Students must know history of colonization, slavery

It is imperative that the histories of slavery and colonization are not forgotten.

Photo Courtesy of Kelly Lacy under Pexels License

It is imperative that the histories of slavery and colonization are not forgotten.

Meilani Wilson, Opinions Writer

Being taught about slavery and colonialism is vital to all students. However, about 12 southern states are currently introducing new bills to limit how slavery is being taught in schools. Their primary purpose is to prohibit teaching students about U.S. history in a way that portrays white people as the enemy, or deamonizing colonists and proponents of slavery. It also aims to limit teacher led discussions on current issues relating to controversial political and racial topics. American history is a vital part of people’s understanding of American political systems. Taking away a vital source of knowledge would unjustly skew future generations’ perception of American history, culture and politics. 

These bills harm students because they would be robbed of the knowledge that is necessary for them to truly understand the framework of present day American society – both politically and culturally. Stopping students from learning about historical oppression negates the struggles of people of color(POC) in the U.S. The teaching of colonialism and slavery is not meant to deamonize the entire white race, it is meant to increase the knowledge of future generations. “I think it’s just like another move that’s trying to fuel white fragility because, I’ve noticed that when it comes to critical race theory, white people tend to think that just because they’re learning about what their past ancestors did, it makes them inherently bad, inherently evil which is false,” junior Udy Mbanaso said. 

Even though these bills are being passed in the south, leaving Montgomery County largely unaffected, it is important to consider the impacts of manipulating education to achieve political goals.
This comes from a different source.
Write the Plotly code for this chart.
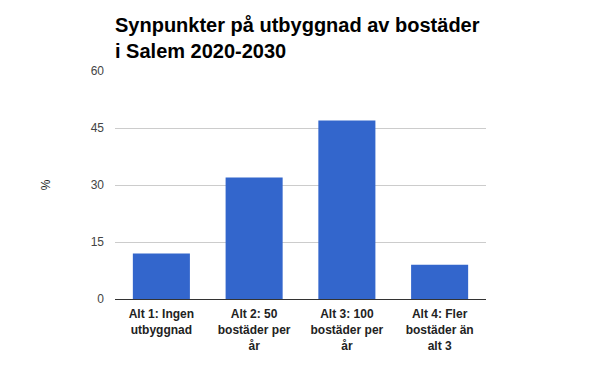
import plotly.graph_objects as go

categories = ["Alt 1: Ingen<br>utbyggnad", "Alt 2: 50<br>bostäder per<br>år",
              "Alt 3: 100<br>bostäder per<br>år", "Alt 4: Fler<br>bostäder än<br>alt 3"]
values = [12, 32, 47, 9]
y_ticks = [0, 15, 30, 45, 60]
title_text = "Synpunkter på utbyggnad av bostäder<br>i Salem 2020-2030"
y_title = "%"

W, H = 592, 363

fig = go.Figure(go.Bar(x=categories, y=values, marker_color="#3366cc",
                       marker_line_width=0, hoverinfo="skip"))

fig.update_layout(
    width=W, height=H,
    margin=dict(l=107, r=114, t=63, b=72, autoexpand=False),
    paper_bgcolor="white", plot_bgcolor="white",
    bargap=0.385,
    showlegend=False,
    font=dict(family="Liberation Sans, Arial, sans-serif", color="#444444", size=12),
    title=dict(text=title_text, x=107/W, xanchor="left", xref="container",
               y=1 - 24/H, yanchor="top", yref="container",
               font=dict(size=20, color="#000000", family="Liberation Sans, Arial, sans-serif",
                         weight="bold")),
)
fig.update_yaxes(range=[0, 60], tickvals=y_ticks, showgrid=True, gridcolor="#cccccc",
                 gridwidth=1, zeroline=False, ticks="", ticklabelstandoff=10,
                 automargin=False,
                 tickfont=dict(size=12, color="#444444"),
                 title=dict(text=y_title, standoff=37, font=dict(size=12, color="#222222")))
fig.update_xaxes(showline=True, linecolor="#333333", linewidth=1, ticks="",
                 automargin=False, ticklabelstandoff=4,
                 tickfont=dict(size=12, color="#222222", weight="bold"),
                 showgrid=False)

fig.write_html("out.html")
These bills will not just impact POCs. Rather, they will hinder everyone’s right to a comprehensive education. “I think it sucks because slavery is important to history. It’s important to how everything got to where we are now and it just seems like they’re trying to brush it under the rug,” senior Michelle Yuen said. The elimination of education upon prominent historical events that are still impacting society to this day is potentially disastrous. “It could affect the way we learn because…if [children] are taught that nothing happened and…taught something incorrectly and…taught a skewed idea…then they’ll be blind to the truth…,”  junior Udy Mbanaso said.

This is also vital to educators at these schools because they have to limit what they can teach, fundamentally altering students’ understanding of reality and impacts of prominent historical events. History teacher Angela Robinson said, “It saddens me because students, in my experience, have always had questions about the institution of slavery…preventing students from learning about slavery… will just leave students with…so many questions…one of the purposes of education is to inspire students to explore the truth for themselves. I’m not sure that if we try to hide information from students that they will find it.” Many students also fear the impacts of not learning about prominent historical issues. Yuen said, “…if we learn less about this kind of stuff, then there’s gonna be a lot more hate because more people won’t understand why things are the way they are.”

These bills highlight the dismal reality of our current political climate, presenting the need for RM students to appreciate the diversity of the curriculum offered in Montgomery County. Without a diverse currciulm and the teaching of slavery and colonalism students percieption of the world will become jaded and based upon false narratives created by ovelry biased political leaders rather than objective historical facts and events. Students won’t understand the community they belong to and will be missing chunks of their history. These bills highlight a failing education system in perpetuating the acquisition of knowledge and fueling curiosity.